2. Then I watched Kony 2012 (yes, for the first time), and suddenly felt a lot less indignant about the last point. This whole new form of righteousness took over: Gavin was cute but his role in the...piece? (not film, not clip)...was infuriating. I found it appalling that his blowing up some lady's butt in the grocery store (through his handy filmmaking app) got as much airtime as emphasizing the humanity and dreams of Ugandan kiddos, and felt like pairing Gavin's dreams could have been a nicer solidarity-builder. Pairing Gavin's well-trained answers re: what to do with Kony with the head of the ICC's, on the other hand, struck me as terribly demeaning. Villainizing the bodies that stand to help you most (if you can get on their agenda and get their resources mobilized, etc) is always an interesting strategy.
(There are some hilariously terrible memes if you GoogleImage "bite the hand that feeds you meme.")

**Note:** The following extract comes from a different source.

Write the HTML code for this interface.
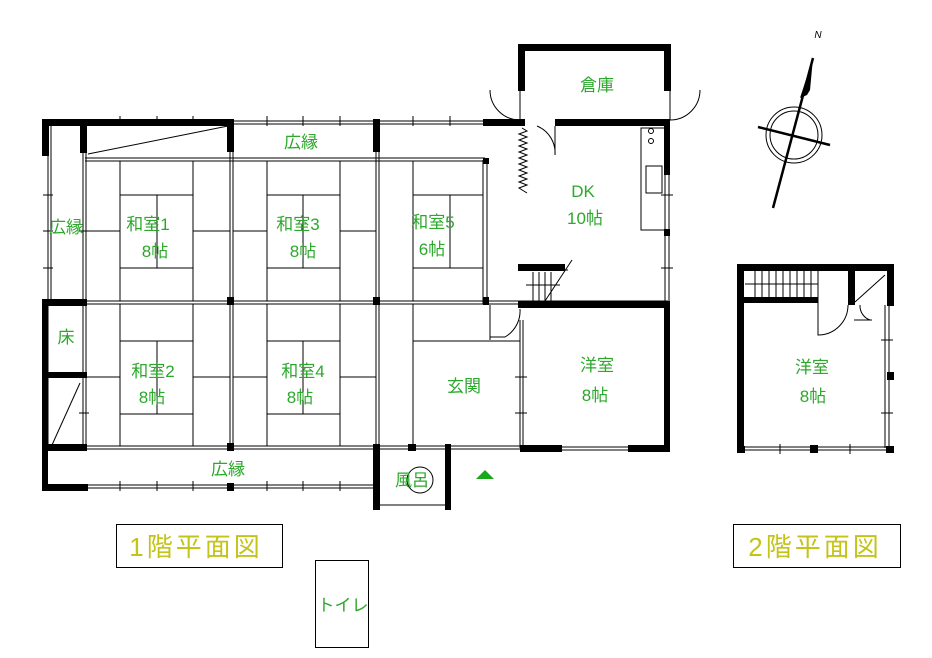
<!DOCTYPE html>
<html><head><meta charset="utf-8"><style>
html,body{margin:0;padding:0;background:#fff}
svg{display:block}
text{font-family:"Liberation Sans","Noto Sans CJK JP",sans-serif;fill:#2ca82c;font-size:17px;text-anchor:middle}
.t{fill:#c4c418;font-size:26px}
</style></head><body>
<svg width="932" height="658" viewBox="0 0 932 658" xmlns="http://www.w3.org/2000/svg">
<g stroke="#000" stroke-width="1" fill="none">
<line x1="85" y1="158" x2="485" y2="158"/><line x1="85" y1="161" x2="485" y2="161"/>
<line x1="48" y1="301" x2="668" y2="301"/><line x1="48" y1="304" x2="668" y2="304"/>
<line x1="85" y1="446" x2="520" y2="446"/><line x1="85" y1="449" x2="520" y2="449"/>
<line x1="232" y1="121" x2="485" y2="121"/><line x1="232" y1="124" x2="485" y2="124"/>
<line x1="88" y1="485" x2="373" y2="485"/><line x1="88" y1="488" x2="373" y2="488"/>
<line x1="48" y1="126" x2="48" y2="448"/><line x1="51" y1="126" x2="51" y2="300"/>
<line x1="83" y1="152" x2="83" y2="448"/><line x1="86" y1="152" x2="86" y2="448"/>
<line x1="230" y1="126" x2="230" y2="448"/><line x1="233" y1="126" x2="233" y2="448"/>
<line x1="376" y1="126" x2="376" y2="448"/><line x1="379" y1="126" x2="379" y2="448"/>
<line x1="483" y1="160" x2="483" y2="304"/><line x1="487" y1="160" x2="487" y2="304"/>
<line x1="520" y1="320" x2="520" y2="448"/><line x1="523" y1="320" x2="523" y2="448"/>
<line x1="665" y1="175" x2="665" y2="305"/><line x1="669" y1="175" x2="669" y2="305"/>
<line x1="885" y1="305" x2="885" y2="448"/><line x1="889" y1="305" x2="889" y2="448"/>
<line x1="562" y1="447" x2="628" y2="447"/><line x1="562" y1="450" x2="628" y2="450"/>
<line x1="745" y1="447" x2="888" y2="447"/><line x1="745" y1="450" x2="888" y2="450"/>
<path d="M120 116v10M157 116v10M193 116v10M267 116v10M303 116v10M340 116v10M413 116v10M450 116v10M120 481v10M157 481v10M193 481v10M267 481v10M303 481v10M340 481v10M43 195h10M43 231h10M43 268h10M43 377h10M79 231h10M79 413h10M515 413h12M515 377h12M661 195h12M661 268h12M881 340h12M881 413h12M780 444v10M850 444v10"/>
<line x1="120" y1="161" x2="120" y2="301"/><line x1="193" y1="161" x2="193" y2="301"/>
<line x1="120" y1="195" x2="193" y2="195"/><line x1="120" y1="268" x2="193" y2="268"/>
<line x1="157" y1="195" x2="157" y2="268"/><line x1="86" y1="231" x2="120" y2="231"/><line x1="193" y1="231" x2="230" y2="231"/>
<line x1="120" y1="304" x2="120" y2="446"/><line x1="193" y1="304" x2="193" y2="446"/>
<line x1="120" y1="341" x2="193" y2="341"/><line x1="120" y1="414" x2="193" y2="414"/>
<line x1="157" y1="341" x2="157" y2="414"/><line x1="86" y1="377" x2="120" y2="377"/><line x1="193" y1="377" x2="230" y2="377"/>
<line x1="267" y1="161" x2="267" y2="301"/><line x1="340" y1="161" x2="340" y2="301"/>
<line x1="267" y1="195" x2="340" y2="195"/><line x1="267" y1="268" x2="340" y2="268"/>
<line x1="303" y1="195" x2="303" y2="268"/><line x1="233" y1="231" x2="267" y2="231"/><line x1="340" y1="231" x2="376" y2="231"/>
<line x1="267" y1="304" x2="267" y2="446"/><line x1="340" y1="304" x2="340" y2="446"/>
<line x1="267" y1="341" x2="340" y2="341"/><line x1="267" y1="414" x2="340" y2="414"/>
<line x1="303" y1="341" x2="303" y2="414"/><line x1="233" y1="377" x2="267" y2="377"/><line x1="340" y1="377" x2="376" y2="377"/>
<line x1="413" y1="161" x2="413" y2="301"/><line x1="413" y1="195" x2="483" y2="195"/><line x1="413" y1="268" x2="483" y2="268"/><line x1="450" y1="195" x2="450" y2="268"/>
<line x1="413" y1="304" x2="413" y2="446"/><line x1="413" y1="341" x2="520" y2="341"/>
<line x1="88" y1="154" x2="228" y2="126"/>
<line x1="52" y1="445" x2="80" y2="383"/>
<rect x="641" y="128" width="24" height="102"/><rect x="646" y="166" width="16" height="27"/>
<circle cx="651" cy="131" r="2.5"/><circle cx="651" cy="141" r="2.5"/>
<polyline points="522,128 527,131 519,134 527,137 519,140 527,143 519,146 527,149 519,152 527,155 519,158 527,161 519,164 527,167 519,170 527,173 519,176 527,179 519,182 527,185 519,188 527,193"/>
<path d="M555 126 L555 155 M555 155 A29 29 0 0 0 537 126"/>
<path d="M490 90 A30 30 0 0 0 520 120 L520 90"/>
<path d="M700 90 A30 30 0 0 1 670 120 L670 90"/>
<path d="M490 337 L505 337 A30 30 0 0 0 520 309 M490 305 L490 340"/>
<path d="M818 300 L818 335 A30 30 0 0 0 848 305"/>
<path d="M854 320 L872 320 M860 305 A15 15 0 0 0 870 320"/>
<g><line x1="526" y1="270" x2="568" y2="270"/><line x1="533" y1="272" x2="533" y2="301"/><line x1="539" y1="272" x2="539" y2="301"/><line x1="545" y1="272" x2="545" y2="301"/><line x1="551" y1="272" x2="551" y2="301"/><line x1="526" y1="285" x2="560" y2="285"/><line x1="545" y1="301" x2="572" y2="260"/></g>
<g><line x1="755" y1="270" x2="755" y2="300"/><line x1="762" y1="270" x2="762" y2="300"/><line x1="769" y1="270" x2="769" y2="300"/><line x1="776" y1="270" x2="776" y2="300"/><line x1="783" y1="270" x2="783" y2="300"/><line x1="790" y1="270" x2="790" y2="300"/><line x1="797" y1="270" x2="797" y2="300"/><line x1="804" y1="270" x2="804" y2="300"/><line x1="811" y1="270" x2="811" y2="300"/><line x1="818" y1="270" x2="818" y2="300"/><line x1="745" y1="284" x2="818" y2="284"/></g>
<line x1="855" y1="302" x2="885" y2="275"/>
<circle cx="420" cy="480" r="13"/><line x1="378" y1="505" x2="450" y2="505"/>
<circle cx="794" cy="135" r="28"/><circle cx="794" cy="135" r="24"/>
<line x1="758" y1="127" x2="830" y2="145" stroke-width="2.5"/>
<line x1="813" y1="58" x2="773" y2="208" stroke-width="2.5"/>
<rect x="116.5" y="524.5" width="166" height="43"/>
<rect x="733.5" y="524.5" width="167" height="43"/>
<rect x="315.5" y="560.5" width="53" height="87"/>
</g>
<polygon points="813,58 800,98 807,95 810,90" fill="#000"/>
<g fill="#000">
<rect x="42" y="119" width="191" height="7"/><rect x="42" y="119" width="7" height="37"/><rect x="80" y="119" width="7" height="34"/>
<rect x="227" y="119" width="7" height="33"/><rect x="373" y="119" width="7" height="33"/><rect x="483" y="119" width="42" height="7"/>
<rect x="555" y="119" width="115" height="7"/><rect x="664" y="119" width="6" height="56"/><rect x="483" y="158" width="6" height="6"/>
<rect x="518" y="44" width="152" height="7"/><rect x="518" y="44" width="7" height="47"/><rect x="664" y="44" width="7" height="47"/>
<rect x="42" y="301" width="6" height="190"/><rect x="42" y="299" width="45" height="7"/><rect x="42" y="372" width="45" height="6"/>
<rect x="42" y="444" width="45" height="7"/><rect x="42" y="484" width="46" height="7"/>
<rect x="227" y="297" width="7" height="8"/><rect x="373" y="297" width="7" height="8"/><rect x="483" y="297" width="6" height="8"/>
<rect x="227" y="443" width="7" height="8"/><rect x="227" y="483" width="7" height="8"/>
<rect x="518" y="301" width="152" height="7"/><rect x="664" y="301" width="6" height="151"/><rect x="520" y="445" width="42" height="7"/><rect x="628" y="445" width="42" height="7"/>
<rect x="518" y="264" width="47" height="7"/><rect x="664" y="229" width="6" height="7"/>
<rect x="373" y="444" width="7" height="66"/><rect x="445" y="444" width="6" height="66"/><rect x="408" y="444" width="8" height="7"/>
<rect x="737" y="264" width="157" height="7"/><rect x="737" y="264" width="7" height="189"/><rect x="737" y="446" width="8" height="7"/><rect x="886" y="446" width="8" height="7"/>
<rect x="887" y="264" width="7" height="42"/><rect x="887" y="372" width="7" height="8"/>
<rect x="744" y="297" width="74" height="6"/><rect x="848" y="270" width="7" height="35"/><rect x="810" y="445" width="8" height="8"/>
</g>
<polygon points="485,470 476,479 494,479" fill="#1aa81a"/>
<text x="301" y="148">広縁</text>
<text x="66" y="233">広縁</text>
<text x="148" y="230">和室1</text><text x="155" y="257">8帖</text>
<text x="298" y="230">和室3</text><text x="303" y="257">8帖</text>
<text x="433" y="228">和室5</text><text x="432" y="255">6帖</text>
<text x="66" y="343">床</text>
<text x="153" y="377">和室2</text><text x="152" y="403">8帖</text>
<text x="303" y="377">和室4</text><text x="300" y="403">8帖</text>
<text x="464" y="392">玄関</text>
<text x="228" y="475">広縁</text>
<text x="412" y="486">風呂</text>
<text x="597" y="91">倉庫</text>
<text x="583" y="197">DK</text><text x="585" y="224">10帖</text>
<text x="597" y="371">洋室</text><text x="595" y="401">8帖</text>
<text x="812" y="373">洋室</text><text x="813" y="402">8帖</text>
<text x="343" y="611">トイレ</text>
<text x="818" y="38" style="font-size:10px;fill:#000;font-style:italic">N</text>
<text class="t" x="196" y="556" style="letter-spacing:3px">1階平面図</text>
<text class="t" x="815" y="556" style="letter-spacing:3px">2階平面図</text>
</svg>
</body></html>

Luckily I really liked Fassin. I've long struggled with weighing language between accessibility and precision, and thus deeply appreciated his talk of "critical sociology versus the sociology of criticism" / of advancing critical theory amongst an elite crowd versus of translating said crowd's gains for the masses. I also liked how he played between language as a creative versus reflective force in defining realities (especially in terms of grasping "the movement whereby language imposes a reality and at the same time the real
resists the language. [in the political sphere]”.) He does a lot of grasping. I should have used more varied structured sentences, and should be more critical of Didi(er Fassin), but it took me multiple readings/days just to understand him, so I'm still in the honeymoon/appreciative stage.